Plant a garden. This was once the kitchen garden, then it became a Victory garden, now it’s a way to get outside and get some exercise and fresh vegetables that don’t cost much.
Green-clean. This is as easy as hitting the cold water button, and drying clothes on a rack instead of in machine. You'll save money, too—about 5% of all electricity used in US homes is used on the dryer.
Don't skip tune-ups Care for your appliances and they will reward you with lower energy costs and longer operating lives. This includes your car, heating and cooling appliances and the fridge, too.

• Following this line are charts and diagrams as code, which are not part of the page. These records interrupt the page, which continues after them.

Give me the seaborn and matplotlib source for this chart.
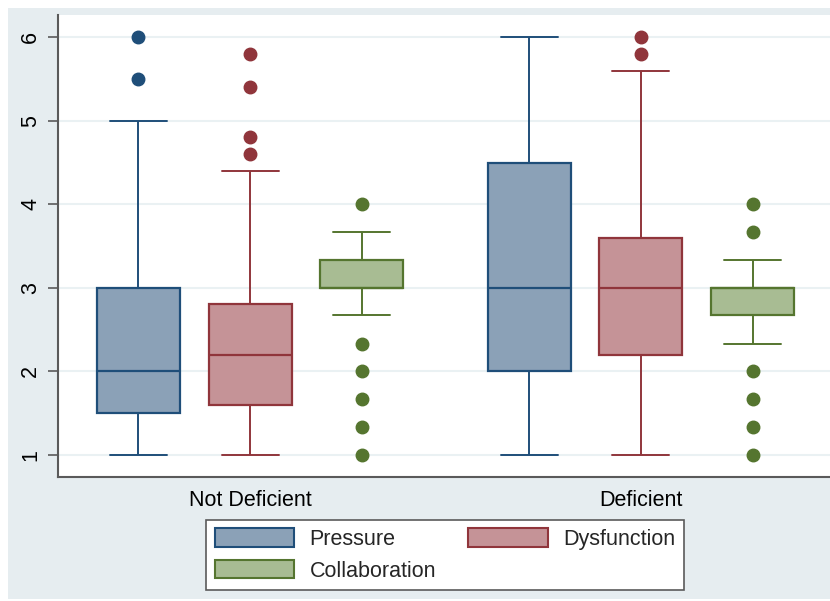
import numpy as np
import pandas as pd
import matplotlib
matplotlib.use("Agg")
import matplotlib.pyplot as plt
from matplotlib.patches import Patch, Rectangle
import seaborn as sns

# --- Data (scores: quartiles, whisker ends, outliers) ---
groups = ["Not Deficient", "Deficient"]
measures = ["Pressure", "Dysfunction", "Collaboration"]

pressure_not = [1, 1.2, 1.5, 1.5, 1.8, 2, 2, 2.5, 3, 3, 5, 5.5, 6]
dysfunction_not = [1, 1.2, 1.4, 1.6, 1.6, 1.6, 1.8, 2, 2, 2.2, 2.2,
                   2.4, 2.4, 2.6, 2.8, 2.8, 4.4, 4.6, 4.8, 5.4, 5.8]
collaboration_not = [1, 1.33, 1.67, 2, 2.33, 2.67, 3, 3, 3, 3, 3, 3, 3,
                     3.33, 3.33, 3.33, 3.33, 3.33, 3.33, 3.33, 3.33, 3.33, 3.33,
                     3.67, 4]

pressure_def = [1, 2, 2, 2.5, 3, 4, 4.5, 5, 6]
dysfunction_def = [1, 1.8, 2, 2.2, 2.6, 2.8, 3, 3.2, 3.4, 3.6, 5.6, 5.8, 6]
collaboration_def = [1, 1.33, 1.67, 2, 2.33, 2.67, 2.67, 2.67, 3, 3, 3, 3,
                     3, 3, 3, 3, 3.33, 3.33, 3.33, 3.67, 4]

fill_colors = ["#8BA1B7", "#C59397", "#A8BC93"]
edge_colors = ["#1F4E79", "#90353B", "#55752F"]

series = {
    ("Not Deficient", "Pressure"): pressure_not,
    ("Not Deficient", "Dysfunction"): dysfunction_not,
    ("Not Deficient", "Collaboration"): collaboration_not,
    ("Deficient", "Pressure"): pressure_def,
    ("Deficient", "Dysfunction"): dysfunction_def,
    ("Deficient", "Collaboration"): collaboration_def,
}
rows = []
for (g, m), vals in series.items():
    rows += [{"group": g, "measure": m, "value": v} for v in vals]
df = pd.DataFrame(rows)

# --- Plot ---
sns.set_theme(style="white")
plt.rcParams['font.family'] = ['Liberation Sans', 'DejaVu Sans']
FS = 15.5

fig = plt.figure(figsize=(8.3, 6.01), dpi=100)
fig.patch.set_facecolor("white")
fig.patches.append(Rectangle((8 / 830, 2 / 601), 1, 591 / 601, transform=fig.transFigure,
                             facecolor="#E6EDF0", edgecolor="none", zorder=-10))
ax = fig.add_axes([58 / 830, 124 / 601, 772 / 830, 462 / 601])
ax.set_facecolor("white")

sns.boxplot(data=df, x="group", y="value", hue="measure", order=groups,
            hue_order=measures, palette=fill_colors, saturation=1,
            width=0.858, gap=0.257, whis=1.45, linewidth=1.6, legend=False,
            flierprops=dict(marker="o", markersize=9), ax=ax)

# Stata-like per-series outline colours and narrower caps
for cont, ec in zip(ax.containers, edge_colors):
    for b in cont.boxes:
        b.set_edgecolor(ec)
    for l in list(cont.medians) + list(cont.whiskers) + list(cont.caps):
        l.set_color(ec)
    for l in list(cont.whiskers) + list(cont.caps):
        l.set_linewidth(1.4)
    for c in cont.caps:
        x = np.asarray(c.get_xdata(), dtype=float)
        mid = x.mean()
        c.set_xdata([mid - 0.073, mid + 0.073])
    for f in cont.fliers:
        f.set_markerfacecolor(ec)
        f.set_markeredgecolor(ec)

ax.set_xlim(-0.4914, 1.4837)
ax.set_ylim(0.733, 6.267)
ax.set_yticks([1, 2, 3, 4, 5, 6])
ax.set_yticklabels(["1", "2", "3", "4", "5", "6"], rotation=90, va="center")
ax.yaxis.grid(True, color="#EAF1F3", linewidth=1.5)
ax.xaxis.grid(False)
ax.set_axisbelow(True)
ax.set_xlabel("")
ax.set_ylabel("")

for side in ["top", "right"]:
    ax.spines[side].set_visible(False)
for side in ["left", "bottom"]:
    ax.spines[side].set_color("#5A5A5A")
    ax.spines[side].set_linewidth(1.5)

ax.tick_params(axis="y", length=7, width=1.2, color="#5A5A5A", labelsize=FS,
               pad=5, left=True, labelcolor="black")
ax.tick_params(axis="x", length=0, labelsize=FS, pad=9, labelcolor="black")

handles = [Patch(facecolor=fc, edgecolor=ec, linewidth=1.5, label=m)
           for m, fc, ec in zip(measures, fill_colors, edge_colors)]
leg = fig.legend(handles=[handles[0], handles[2], handles[1]], loc="center",
                 bbox_to_anchor=(445 / 830, 1 - 555 / 601), ncol=2,
                 frameon=True, fancybox=False, edgecolor="#5A5A5A",
                 facecolor="white", framealpha=1, fontsize=FS,
                 handlelength=3.7, handleheight=0.95, handletextpad=0.7,
                 columnspacing=1.5, labelspacing=0.45, borderpad=0.4)
leg.get_frame().set_linewidth(1.2)

fig.savefig("out.png", dpi=100)
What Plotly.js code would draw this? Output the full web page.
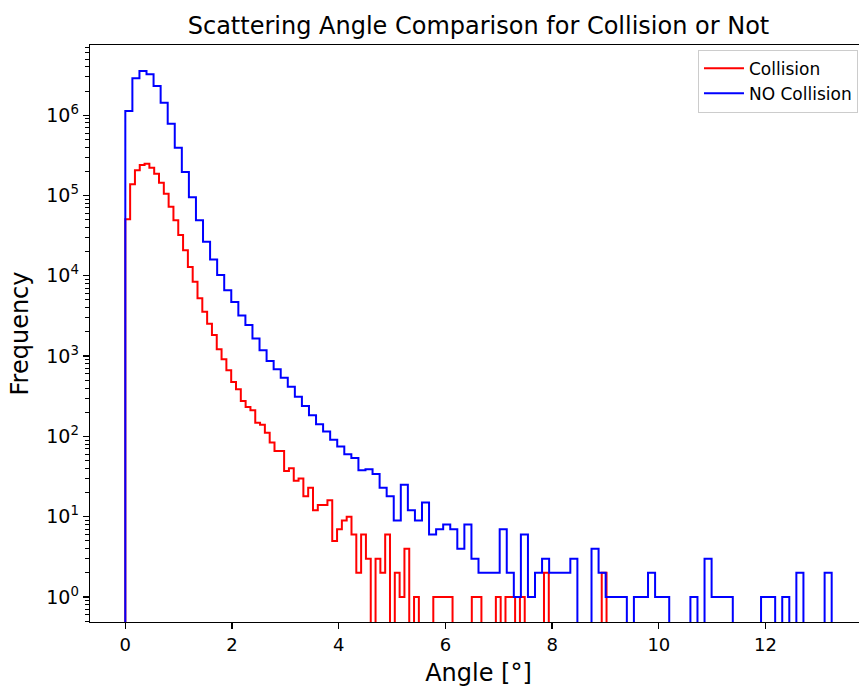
<!DOCTYPE html>
<html>
<head>
<meta charset="utf-8">
<script src="https://cdn.plot.ly/plotly-3.0.1.min.js"></script>
<style>html,body{margin:0;padding:0;background:#fff;overflow:hidden;width:859px;height:688px;}#chart{width:868px;height:688px;}</style>
</head>
<body>
<div id="chart"></div>
<script>
// Histogram ranges (degrees) and counts per bin (100 bins each)
const collisionRange = [0, 9.02];
const noCollisionRange = [0, 13.24];

const collisionCounts = [
  50500, 138000, 206000, 240000, 249000, 222000, 187000, 144000, 105000, 72600,
  49100, 32200, 20800, 12900, 8450, 5250, 3570, 2535, 1833, 1216,
  912, 665, 475, 386, 276, 232, 211, 148, 140, 111,
  84, 66, 66, 37, 40, 28, 30, 18, 23, 12,
  14, 14, 16, 5, 7, 9, 10, 6, 2, 6,
  3, 0, 3, 2, 6, 0, 2, 1, 4, 0,
  1, 0, 0, 0, 1, 1, 1, 1, 0, 0,
  0, 0, 1, 1, 0, 0, 0, 1, 0, 1,
  1, 0, 1, 0, 0, 0, 0, 2, 0, 0,
  0, 0, 0, 0, 0, 0, 0, 0, 0, 2
];

const noCollisionCounts = [
  1130000, 2880000, 3550000, 3230000, 2310000, 1430000, 784000, 394000, 196000, 95000,
  49100, 26600, 16000, 10200, 6590, 4720, 3205, 2440, 1657, 1180,
  869, 685, 538, 414, 312, 239, 183, 142, 115, 91,
  75, 60, 54, 38, 39, 34, 23, 18, 9, 25,
  12, 9, 15, 6, 7, 8, 7, 4, 8, 3,
  2, 2, 2, 7, 2, 1, 6, 1, 2, 3,
  2, 2, 2, 3, 0, 0, 4, 2, 1, 1,
  1, 0, 1, 1, 2, 1, 1, 0, 0, 0,
  1, 0, 3, 1, 1, 1, 0, 0, 0, 0,
  1, 1, 0, 1, 0, 2, 0, 0, 0, 2
];

const seriesNames = ['Collision', 'NO Collision'];
const yTickVals = [1, 10, 100, 1000, 10000, 100000, 1000000];
const yTickText = ['10<sup>0</sup>', '10<sup>1</sup>', '10<sup>2</sup>', '10<sup>3</sup>', '10<sup>4</sup>', '10<sup>5</sup>', '10<sup>6</sup>'];
const xTickVals = [0, 2, 4, 6, 8, 10, 12];

function stepPath(range, counts) {
  const n = counts.length;
  const w = (range[1] - range[0]) / n;
  const floor = 1e-3;
  const xs = [range[0]], ys = [floor];
  for (let i = 0; i < n; i++) {
    xs.push(range[0] + i * w);
    ys.push(counts[i] > 0 ? counts[i] : floor);
  }
  xs.push(range[1]); ys.push(floor);
  return {xs, ys};
}

const a = stepPath(collisionRange, collisionCounts);
const b = stepPath(noCollisionRange, noCollisionCounts);

const minorVals = [];
for (let k = -1; k <= 6; k++) for (let m = 2; m <= 9; m++) minorVals.push(m * Math.pow(10, k));

const traces = [
  {x: a.xs, y: a.ys, type: 'scatter', mode: 'lines', name: seriesNames[0],
   line: {shape: 'hv', color: '#ff0000', width: 2}},
  {x: b.xs, y: b.ys, type: 'scatter', mode: 'lines', name: seriesNames[1],
   line: {shape: 'hv', color: '#0000ff', width: 2}}
];

const font = 'DejaVu Sans, sans-serif';
const layout = {
  width: 868, height: 688,
  margin: {l: 90, r: 1, t: 45, b: 66},
  paper_bgcolor: '#fff', plot_bgcolor: '#fff',
  font: {family: font, color: '#000'},
  title: {text: 'Scattering Angle Comparison for Collision or Not', font: {size: 24, family: font, color: '#000'},
          x: 0.5, xref: 'paper', xanchor: 'center', y: 0.963, yref: 'container', yanchor: 'middle'},
  showlegend: true,
  legend: {x: 0.9884, y: 0.992, xanchor: 'right', yanchor: 'top', font: {size: 17, family: font, color: '#000'},
           bgcolor: 'rgba(255,255,255,0.8)', bordercolor: '#cccccc', borderwidth: 1, tracegroupgap: 0, itemwidth: 40},
  xaxis: {range: [-0.662, 13.902], tickmode: 'array', tickvals: xTickVals, ticks: 'outside', ticklen: 6, tickwidth: 1.3,
          tickcolor: '#000', showline: true, linecolor: '#000', linewidth: 1.3, mirror: true, showgrid: false, zeroline: false,
          tickfont: {size: 18, family: font, color: '#000'},
          title: {text: 'Angle [°]', font: {size: 24, family: font, color: '#000'}, standoff: 10}},
  yaxis: {type: 'log', range: [-0.311, 6.874], tickmode: 'array', tickvals: yTickVals, ticktext: yTickText,
          ticks: 'outside', ticklen: 6, tickwidth: 1.3, tickcolor: '#000', showline: true, linecolor: '#000', linewidth: 1.3,
          mirror: true, showgrid: false, zeroline: false, tickfont: {size: 19, family: font, color: '#000'},
          minor: {tickmode: 'array', tickvals: minorVals, ticks: 'outside', ticklen: 3.5, tickwidth: 1, tickcolor: '#000', showgrid: false},
          title: {text: 'Frequency', font: {size: 24, family: font, color: '#000'}, standoff: 10}}
};

Plotly.newPlot('chart', traces, layout, {displayModeBar: false, staticPlot: true});
</script>
</body>
</html>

Buy to last. In these days when everything seems disposable, go back to the old fashioned way of shopping for those once in a lifetime purchases. Look to maybe even shop for gentle used. There’s nothing so satisfying as a good bargain! Rethink what’s waste. Your trash is someone’s else’s treasure. And there are plenty of ways to recy- cle and reuse, including donations to local thrift stores, reselling with places such as ThreadUp.com and GiveBackBox.com.
And consider putting in a straw bale composer with worms to eat up the kitchen waste. It’ll save you money on what you do have to pay to have hauled away. Rethink the vacation. Flying uses up resources from the environment and your pocketbook. Plus there’s the headache of the TSA! So how about heading back to the old fashioned car vacation—or take the train! Going slower lets you enjoy the scenery, and on the train you can meet some new friends.
Buy local. It’s been said a lot, but think back to the days when you did go to the local store for what you wanted. Sure, you may need trips into town—but why not make those sometimes instead of regular. After all, what you save in pennies on the price you may be spending in dollars on gas and wear and tear on your vehicle. Besides, what can really beat local beef from the local store?
Keeping business local keeps your neighbors employed and puts money in the pockets of local families.
So let’s head back to some of the old values of thrift and good sense that makes for cents in your hand, too.